UFC’s Conor McGregor says he won’t tumble like Rousey

UFC189 Weigh Ins at the MGM Grand

L.E. Baskow

UFC189 featherweight Conor McGregor lets out a yell during the weigh ins at the MGM Grand Garden Arena in Las Vegas on Friday, July 10, 2015. L.E. Baskow

WEST HOLLYWOOD, Calif. — If Conor McGregor feels the weight of the UFC on his shoulders, the Irish featherweight sure knows how to make such a burden look comfortable.

After Ronda Rousey's stunning loss last month, the second-biggest celebrity in the UFC's stable of fighters is eager to carry the promotion forward into 2016 with an undisputed belt around his waist. McGregor (18-2) takes on Jose Aldo in the main event of UFC 194 next weekend in Las Vegas, and he remains unshakably confident in his ability to beat a champion who hasn't lost in 10 years.

Just ask him.

"I get in there, and I put on a show," McGregor said Wednesday. "This fight will be a performance. I'm not just going to beat Jose. I'm going to embarrass Jose in there."

McGregor has been playing elaborate mind games with Aldo for months, goading and taunting the UFC champion with a verbal dexterity and showmanship to rival the greatest self-promoters in sports history. When he finally gets his Brazilian target in the octagon five months after Aldo's injury postponement, McGregor promises he'll back up every word he said.
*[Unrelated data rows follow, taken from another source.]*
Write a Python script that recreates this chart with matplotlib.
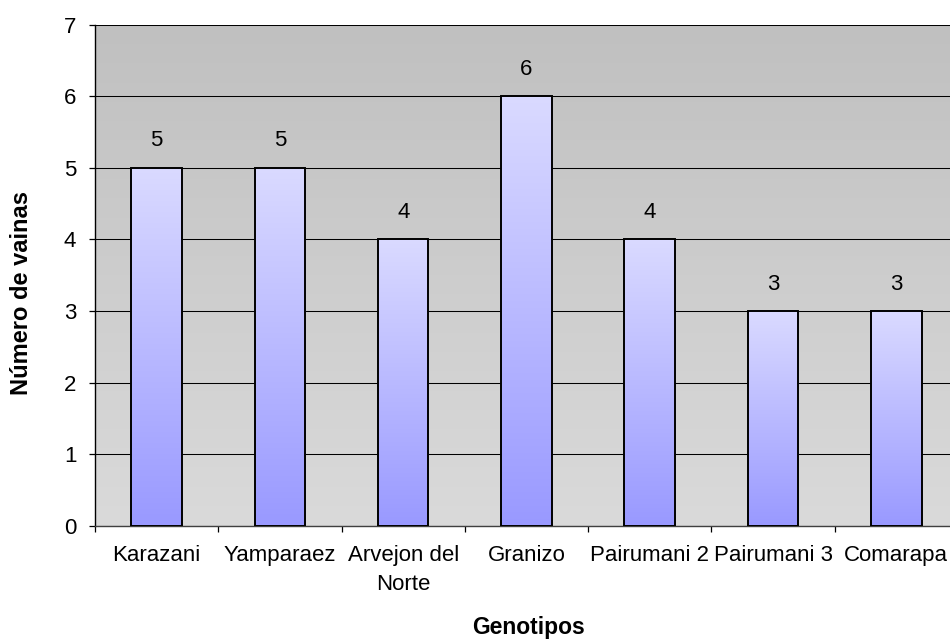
import numpy as np
import matplotlib
matplotlib.use("Agg")
import matplotlib.pyplot as plt
from matplotlib.colors import LinearSegmentedColormap

# Data
genotipos = ["Karazani", "Yamparaez", "Arvejon del\nNorte", "Granizo",
             "Pairumani 2", "Pairumani 3", "Comarapa"]
vainas = [5, 5, 4, 6, 4, 3, 3]
y_ticks = [0, 1, 2, 3, 4, 5, 6, 7]

plt.rcParams["font.family"] = ["Liberation Sans", "DejaVu Sans"]

fig = plt.figure(figsize=(9.5, 6.39), dpi=100)
ax = fig.add_axes([0.1, 0.1768, 0.9084, 0.7848])

# Plot-area background: vertical grey gradient
bg_cmap = LinearSegmentedColormap.from_list("bg", ["#dadada", "#c0c0c0"])
grad = np.linspace(0, 1, 256).reshape(-1, 1)
ax.imshow(grad, cmap=bg_cmap, origin="lower", aspect="auto",
          extent=[0, 1, 0, 1], transform=ax.transAxes, zorder=0)

x = np.arange(len(genotipos))
bars = ax.bar(x, vainas, width=0.41, facecolor="none", edgecolor="black",
              linewidth=1.4, zorder=3)

# Each bar filled with a lavender-to-blue gradient
bar_cmap = LinearSegmentedColormap.from_list("bar", ["#9999ff", "#dadaff"])
for b in bars:
    x0, y0 = b.get_x(), b.get_y()
    w, h = b.get_width(), b.get_height()
    im = ax.imshow(grad, cmap=bar_cmap, origin="lower", aspect="auto",
                   extent=[x0, x0 + w, y0, y0 + h], zorder=2)
    im.set_clip_path(b)

for xi, v in zip(x, vainas):
    ax.annotate(str(v), (xi, v), xytext=(0, 19.5), textcoords="offset points",
                ha="center", va="center", fontsize=16, zorder=4)

ax.set_xlim(-0.5, len(genotipos) - 0.5)
ax.set_ylim(0, 7)
ax.set_yticks(y_ticks)
ax.set_yticklabels([str(t) for t in y_ticks])
ax.set_xticks(np.arange(len(genotipos) + 1) - 0.5, minor=False)
ax.set_xticklabels([])
ax.set_xticks(x, minor=True)
ax.set_xticklabels(genotipos, minor=True, linespacing=1.45)

ax.yaxis.grid(True, color="black", linewidth=0.75, zorder=1)
ax.set_axisbelow(True)

ax.tick_params(axis="y", which="major", direction="out", length=4.5, width=0.9,
               pad=9, labelsize=16, colors="black")
ax.tick_params(axis="x", which="major", direction="out", length=4, width=0.9)
ax.tick_params(axis="x", which="minor", length=0, pad=14, labelsize=16)

for side in ["top", "right"]:
    ax.spines[side].set_visible(False)
ax.spines["left"].set_linewidth(1.0)
ax.spines["bottom"].set_linewidth(1.0)
ax.spines["bottom"].set_color("#404040")

ax.set_xlabel("Genotipos", fontsize=16.5, fontweight="bold")
ax.xaxis.set_label_coords(0.502, -0.2014)
ax.xaxis.label.set_verticalalignment("center")

ax.set_ylabel("Número de vainas", fontsize=17, fontweight="bold")
ax.yaxis.set_label_coords(-0.0857, 0.4646)
ax.yaxis.label.set_verticalalignment("center")

fig.savefig("out.png", dpi=100)
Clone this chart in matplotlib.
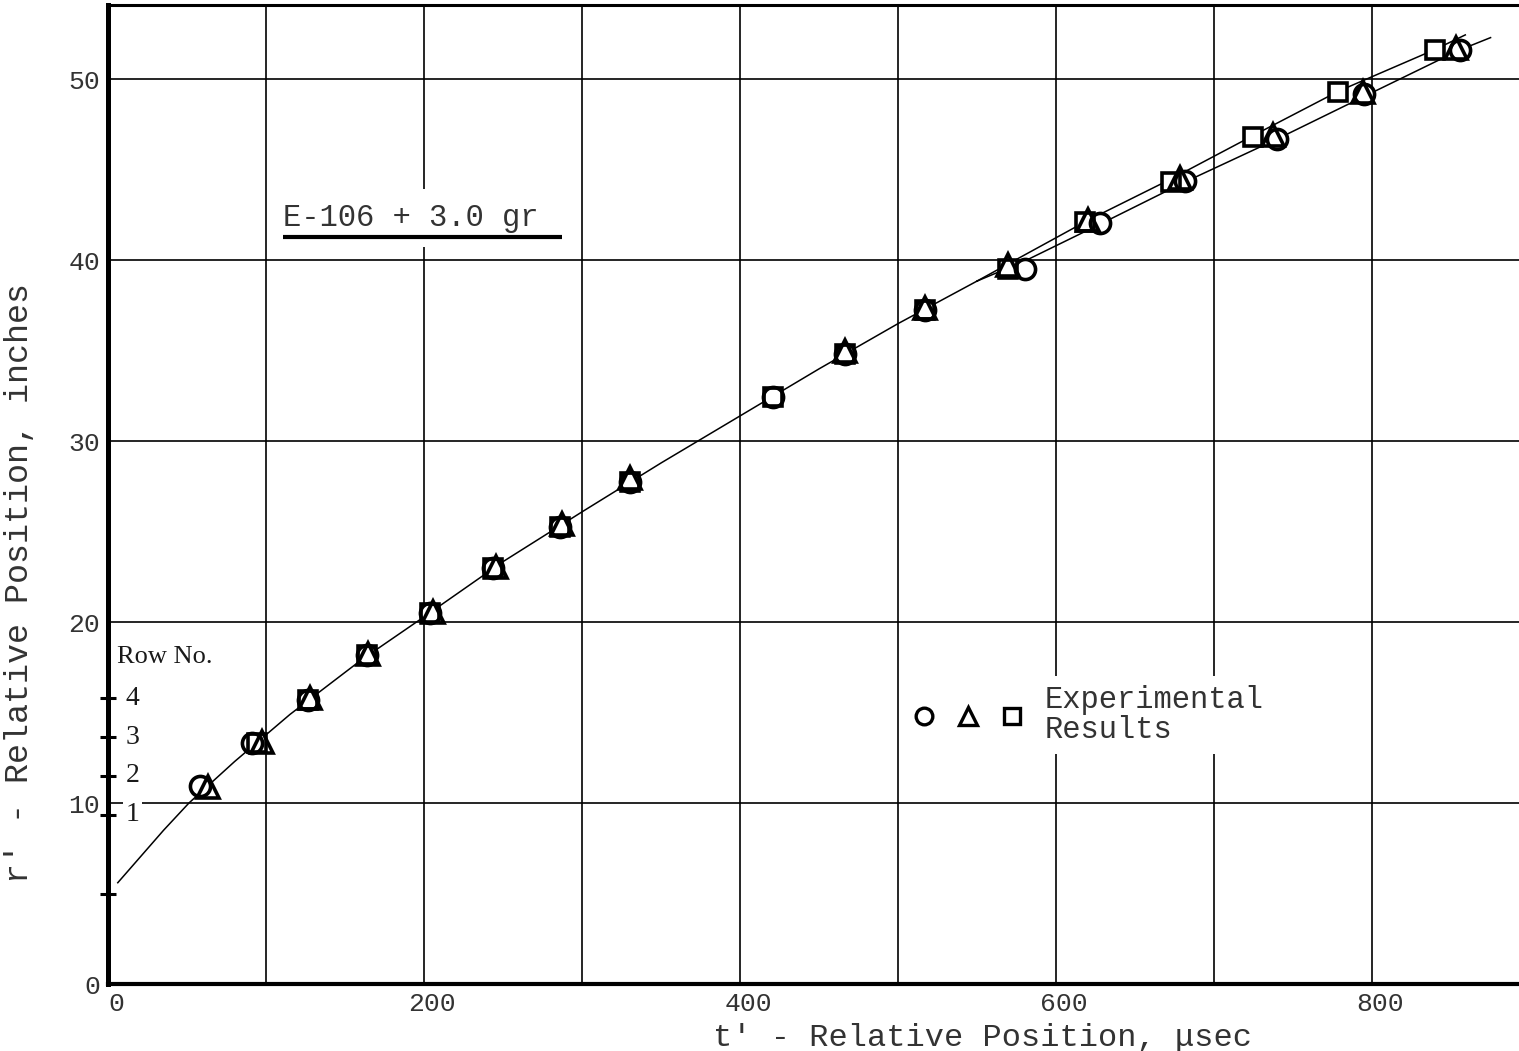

"Nothing can stop me," McGregor said over lunch at a Sunset Boulevard steakhouse where his presence prompted upscale diners to scramble for their camera phones. "You can throw anything at me. There's nothing that can break my mindset. I'm bulletproof."

McGregor was as surprised as most fans by Holly Holm's second-round knockout of Rousey, the previously unbeaten star who had become the UFC's most loquacious and most bankable fighter. McGregor and Rousey are friends, and they've shown parallel abilities to sell both their fights and their personas.
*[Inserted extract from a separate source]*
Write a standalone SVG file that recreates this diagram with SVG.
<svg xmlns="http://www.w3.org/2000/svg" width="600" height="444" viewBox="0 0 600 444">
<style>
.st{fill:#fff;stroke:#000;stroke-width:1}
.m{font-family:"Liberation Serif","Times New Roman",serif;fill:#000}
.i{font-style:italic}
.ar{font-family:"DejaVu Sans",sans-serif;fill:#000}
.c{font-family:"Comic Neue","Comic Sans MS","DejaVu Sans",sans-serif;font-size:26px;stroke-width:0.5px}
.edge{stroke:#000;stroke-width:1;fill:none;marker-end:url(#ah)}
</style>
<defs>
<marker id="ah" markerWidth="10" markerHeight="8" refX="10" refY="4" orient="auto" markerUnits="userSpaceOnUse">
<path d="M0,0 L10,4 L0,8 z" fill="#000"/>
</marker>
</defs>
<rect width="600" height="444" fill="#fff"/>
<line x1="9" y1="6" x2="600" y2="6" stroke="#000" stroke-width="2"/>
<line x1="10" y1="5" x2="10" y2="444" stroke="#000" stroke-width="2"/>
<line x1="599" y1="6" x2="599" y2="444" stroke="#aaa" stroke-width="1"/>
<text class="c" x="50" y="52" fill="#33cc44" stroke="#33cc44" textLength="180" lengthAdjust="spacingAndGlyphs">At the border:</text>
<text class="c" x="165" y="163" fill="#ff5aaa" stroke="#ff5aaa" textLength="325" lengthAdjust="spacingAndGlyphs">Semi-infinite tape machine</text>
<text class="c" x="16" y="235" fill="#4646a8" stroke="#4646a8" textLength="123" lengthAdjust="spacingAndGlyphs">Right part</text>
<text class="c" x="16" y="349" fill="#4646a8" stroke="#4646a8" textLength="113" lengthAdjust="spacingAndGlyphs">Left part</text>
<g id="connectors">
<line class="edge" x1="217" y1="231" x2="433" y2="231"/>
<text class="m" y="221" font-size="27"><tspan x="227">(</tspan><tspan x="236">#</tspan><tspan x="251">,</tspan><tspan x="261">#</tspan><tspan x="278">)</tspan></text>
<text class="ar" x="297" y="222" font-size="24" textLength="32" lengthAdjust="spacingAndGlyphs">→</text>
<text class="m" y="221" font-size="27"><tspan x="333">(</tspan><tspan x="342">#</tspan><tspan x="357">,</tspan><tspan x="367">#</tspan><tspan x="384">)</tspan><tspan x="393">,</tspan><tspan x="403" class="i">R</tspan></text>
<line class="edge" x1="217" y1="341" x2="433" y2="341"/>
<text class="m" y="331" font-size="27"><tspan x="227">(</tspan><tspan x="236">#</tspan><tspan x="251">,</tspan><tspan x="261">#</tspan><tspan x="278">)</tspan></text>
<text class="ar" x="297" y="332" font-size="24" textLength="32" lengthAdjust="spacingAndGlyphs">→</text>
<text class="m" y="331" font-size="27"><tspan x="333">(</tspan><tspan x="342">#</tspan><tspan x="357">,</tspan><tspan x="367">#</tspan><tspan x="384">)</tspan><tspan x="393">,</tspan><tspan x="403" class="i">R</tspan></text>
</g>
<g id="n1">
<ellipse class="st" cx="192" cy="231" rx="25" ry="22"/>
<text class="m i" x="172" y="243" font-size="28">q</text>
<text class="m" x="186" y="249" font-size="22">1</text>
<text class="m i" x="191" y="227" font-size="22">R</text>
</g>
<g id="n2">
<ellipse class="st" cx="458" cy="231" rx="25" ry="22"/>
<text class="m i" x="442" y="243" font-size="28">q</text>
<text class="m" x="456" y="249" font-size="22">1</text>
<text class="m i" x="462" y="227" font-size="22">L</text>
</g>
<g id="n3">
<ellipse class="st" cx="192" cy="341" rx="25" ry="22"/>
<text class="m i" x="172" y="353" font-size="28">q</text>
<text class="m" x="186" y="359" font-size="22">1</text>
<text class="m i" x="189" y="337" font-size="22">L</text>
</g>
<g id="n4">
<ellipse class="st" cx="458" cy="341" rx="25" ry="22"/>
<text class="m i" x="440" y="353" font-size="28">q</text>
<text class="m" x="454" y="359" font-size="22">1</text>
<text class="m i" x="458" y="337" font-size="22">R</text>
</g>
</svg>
McGregor thinks he sees where Rousey went wrong, and he doesn't worry that he could fall victim to the same distractions and wavering focus.

"I watched Ronda fight a little bit (too) emotionally invested," McGregor said. "I'm sure she had many, many things going on. She's one of the hardest-working fighters in the game, media-wise and work-wise. So she had a lot on her plate, and it showed in the contest."

While his attention-grabbing personality and tireless public pronouncements are the reasons he has emerged as a worldwide star after just six UFC fights, McGregor said he still has innumerable goals to reach, effectively preventing his celebrity from interfering with his fighting.

"I'm going to continue to grow this company," he said. "I'm looking to bring in half a billion dollars in money to this company per show, similar to the Mayweather-Pacquiao fight. ... I have a long way to go in this game, and I'm hungry, and I'm only getting better."

McGregor became a star after he turned his remarkable bluster directly on Aldo, the biggest bully on the playground.

The only featherweight champion in UFC history has a vicious combination of ground skill and knockout power, but McGregor put Aldo on the defensive in public with a steady patter of putdowns and a series of calculated stunts — leaping over the cage to confront him, or snatching the belt away from him at a news conference.

Aldo and McGregor originally were scheduled to meet in July, and the UFC sent the fighters on an eight-city media tour of their centerpiece show of the summer. When Aldo pulled out of the bout with a rib injury two weeks beforehand, he was widely criticized — and McGregor stopped late replacement Chad Mendes to earn an interim belt.

Five months later, the UFC 194 promotion has been less pervasive, but the fight is no less compelling. Aldo is widely perceived by mixed martial arts experts to be nearly as unbeatable as Rousey appeared to be last month — but McGregor is so popular that he has actually emerged as the betting favorite in Vegas.

When asked about this remarkable development, McGregor taps his skull.

"When you're the favorite here, the universe shapes itself," said McGregor, who has acknowledged reading the self-help bestseller "The Secret."

"I'm entering this contest heavily favored in my mind, and he's entering the contest as a big underdog in his mind," McGregor added. "That's why you're seeing what you're seeing on the (betting) lines."